With backing from United Way, the center recently started a partnership with Wilde Lake High School to provide support to students from single-parent and stepparent families.

And two years ago, the center began a monthly parenting seminar, which judges in Montgomery County now order couples to attend before obtaining divorce decrees.

In addition, the center often works behind the scenes with judges and lawyers to avoid potential adversarial situations between spouses that can hurt the children.

"We help to reach agreements," Mrs. Garon said. Many parents think they have "a piece of gum called their child, and say, 'I want half.' "

Members of the group also take an active role in the political

arena.

Last Wednesday, for instance, Mrs. Garon testified in Annapolis in support of a bill that would require couples -- and their children -- get counseling before getting a divorce.

Mrs. Garon said the center's staff works hard to demystify counseling and to eradicate stereotypes about divorce.

"It's hard to walk through the doors of a mental health center and say, 'I need help,' " Mrs.
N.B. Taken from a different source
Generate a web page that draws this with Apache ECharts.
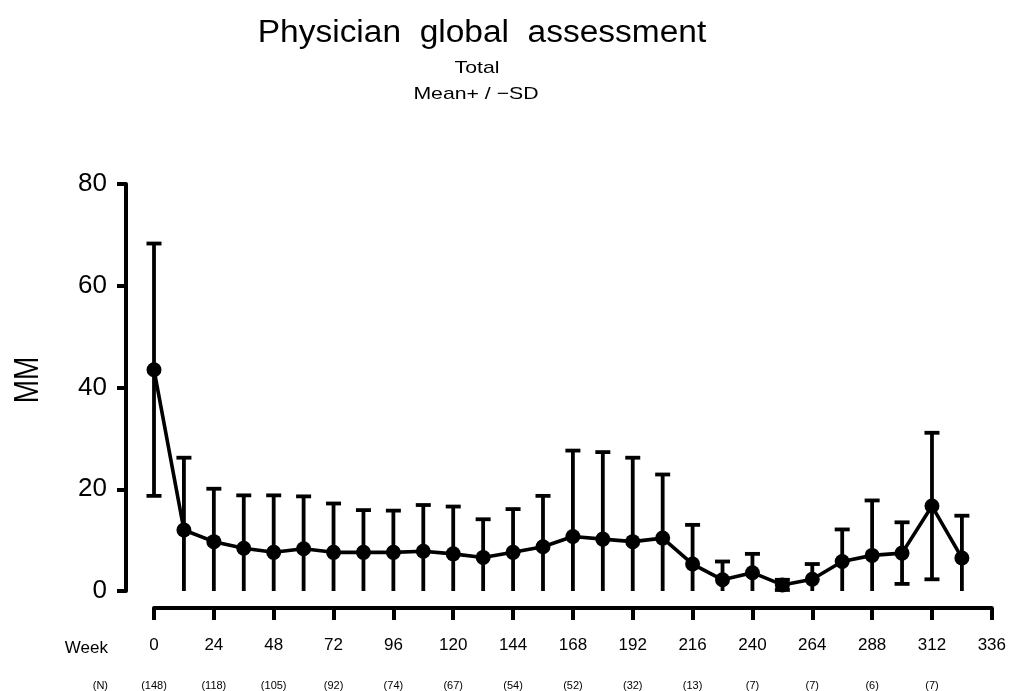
<!DOCTYPE html>
<html>
<head>
<meta charset="utf-8">
<script src="https://cdn.jsdelivr.net/npm/echarts@6/dist/echarts.min.js"></script>
<style>
  html, body { margin: 0; padding: 0; background: #fff; }
  #chart { width: 1009px; height: 691px; }
</style>
</head>
<body>
<div id="chart"></div>
<script>
// Visit weeks, mean score and standard deviation at each visit
const weeks = [0, 12, 24, 36, 48, 60, 72, 84, 96, 108, 120, 132, 144, 156, 168, 180, 192, 204, 216, 228, 240, 252, 264, 276, 288, 300, 312, 324];
const means = [43.5, 12.0, 9.7, 8.4, 7.6, 8.3, 7.6, 7.6, 7.6, 7.8, 7.3, 6.6, 7.6, 8.7, 10.7, 10.2, 9.7, 10.4, 5.3, 2.2, 3.6, 1.2, 2.3, 5.8, 7.0, 7.45, 16.7, 6.5];
const sds   = [24.8, 14.2, 10.4, 10.4, 11.2, 10.3, 9.6, 8.3, 8.2, 9.1, 9.3, 7.5, 8.5, 10.0, 16.9, 17.1, 16.5, 12.5, 7.7, 3.6, 3.7, 1.0, 3.0, 6.3, 10.8, 6.05, 14.4, 8.3];

// Tick weeks on the x axis and number of patients under each
const weekTicks = [0, 24, 48, 72, 96, 120, 144, 168, 192, 216, 240, 264, 288, 312, 336];
const nCounts = ['(148)', '(118)', '(105)', '(92)', '(74)', '(67)', '(54)', '(52)', '(32)', '(13)', '(7)', '(7)', '(6)', '(7)', ''];
const yTicks = [0, 20, 40, 60, 80];

const FONT = '"Liberation Sans", Arial, Helvetica, sans-serif';
const INK = '#000';

const meanData = weeks.map((w, i) => [w, means[i]]);
const barData = weeks.map((w, i) => [w, means[i] - sds[i], means[i] + sds[i]]);

const chart = echarts.init(document.getElementById('chart'), null, { renderer: 'canvas' });

// Vertical SD whisker with caps; the lower whisker stops at the axis floor without a cap
function renderErrorBar(params, api) {
  const x = api.value(0);
  const lo = api.value(1);
  const hi = api.value(2);
  const clipped = lo < 0;
  const pLo = api.coord([x, Math.max(lo, 0)]);
  const pHi = api.coord([x, hi]);
  const half = 7.5;
  const style = { stroke: INK, lineWidth: 3.8 };
  const children = [
    { type: 'line', shape: { x1: pHi[0], y1: pHi[1], x2: pLo[0], y2: pLo[1] }, style },
    { type: 'line', shape: { x1: pHi[0] - half, y1: pHi[1], x2: pHi[0] + half, y2: pHi[1] }, style }
  ];
  if (!clipped) {
    children.push({ type: 'line', shape: { x1: pLo[0] - half, y1: pLo[1], x2: pLo[0] + half, y2: pLo[1] }, style });
  }
  return { type: 'group', children };
}

const option = {
  backgroundColor: '#fff',
  animation: false,
  textStyle: { fontFamily: FONT, color: INK },
  grid: { left: 154, right: 17, top: 184, bottom: 98 },
  graphic: [
    { type: 'text', x: 482, y: 33, scaleX: 1.08, style: { text: 'Physician  global  assessment', font: '31px ' + FONT, fill: INK, align: 'center', verticalAlign: 'middle' } },
    { type: 'text', x: 477, y: 68, scaleX: 1.25, style: { text: 'Total', font: '17px ' + FONT, fill: INK, align: 'center', verticalAlign: 'middle' } },
    { type: 'text', x: 476, y: 94, scaleX: 1.25, style: { text: 'Mean+ / −SD', font: '17px ' + FONT, fill: INK, align: 'center', verticalAlign: 'middle' } },
    { type: 'text', x: 28, y: 380, rotation: Math.PI / 2, scaleY: 1.25, style: { text: 'MM', font: '28px ' + FONT, fill: INK, align: 'center', verticalAlign: 'middle' } },
    { type: 'text', x: 108, y: 648, style: { text: 'Week', font: '17px ' + FONT, fill: INK, align: 'right', verticalAlign: 'middle' } },
    { type: 'text', x: 108, y: 686, style: { text: '(N)', font: '11px ' + FONT, fill: INK, align: 'right', verticalAlign: 'middle' } }
  ],
  xAxis: [
    {
      type: 'value',
      min: 0, max: 336, interval: 24,
      position: 'bottom',
      offset: 17,
      splitLine: { show: false },
      axisLine: { show: true, onZero: false, lineStyle: { color: INK, width: 4 } },
      axisTick: { show: true, length: 12, lineStyle: { color: INK, width: 4 } },
      axisLabel: {
        margin: 29, fontSize: 17, color: INK, fontFamily: FONT,
        formatter: v => weekTicks.indexOf(v) >= 0 ? String(v) : ''
      }
    },
    {
      type: 'value',
      min: 0, max: 336, interval: 24,
      position: 'bottom',
      offset: 17,
      splitLine: { show: false },
      axisLine: { show: false, onZero: false },
      axisTick: { show: false },
      axisLabel: {
        margin: 72, fontSize: 11, color: INK, fontFamily: FONT,
        formatter: v => { const i = weekTicks.indexOf(v); return i >= 0 ? nCounts[i] : ''; }
      }
    }
  ],
  yAxis: {
    type: 'value',
    min: yTicks[0], max: yTicks[yTicks.length - 1], interval: 20,
    position: 'left',
    offset: 28,
    splitLine: { show: false },
    axisLine: { show: true, onZero: false, lineStyle: { color: INK, width: 4 } },
    axisTick: { show: true, length: 9, lineStyle: { color: INK, width: 4 } },
    axisLabel: { margin: 19, fontSize: 26, color: INK, fontFamily: FONT }
  },
  series: [
    {
      type: 'custom',
      renderItem: renderErrorBar,
      data: barData,
      encode: { x: 0, y: [1, 2] },
      clip: false,
      z: 2
    },
    {
      type: 'line',
      data: meanData,
      symbol: 'circle',
      symbolSize: 15,
      lineStyle: { color: INK, width: 3.6 },
      itemStyle: { color: INK },
      z: 3
    }
  ]
};

chart.setOption(option);
</script>
</body>
</html>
Garon said.

Helping the children

The primary focus is on the children in divorce situations, many of whom become depressed, even suicidal, or angry and violent, Mrs. Garon said.

"Seventy-five percent of the kids we work with experience problems in school," Mrs. Garon said.

Stefanie Pearlman, 22, a peer counselor at the center whose parents divorced when she was 8 years old, works closely with teen-agers coping with divorce.

"I think I'm helpful to them because I'm close to their age and I went through a lot of the difficulties that the adolescents are going through," she said.

For example, Ms. Pearlman had a difficult time dealing with her divorced parents' dating, and difficulty in thinking of her biological father's new apartment as her home.

"I felt uncomfortable getting a drink of water without asking him," she said. "There's a whole host of issues that come up when your family is divorced because your family is constantly organizing."

'A reality check'

Mr. Hyre, Brandee's father, said the rocky experience of the divorce and its effect on his daughter has given him "a reality check," prompting him to take time to talk to all his children.

"That's the most important thing in a child-parent relationship: communication," Mr. Hyre said.

He and his wife said Mrs. Garon and the center definitely helped their family.

"She's a fantastic person," Mr. Hyre said. "She's been so supportive of all of us."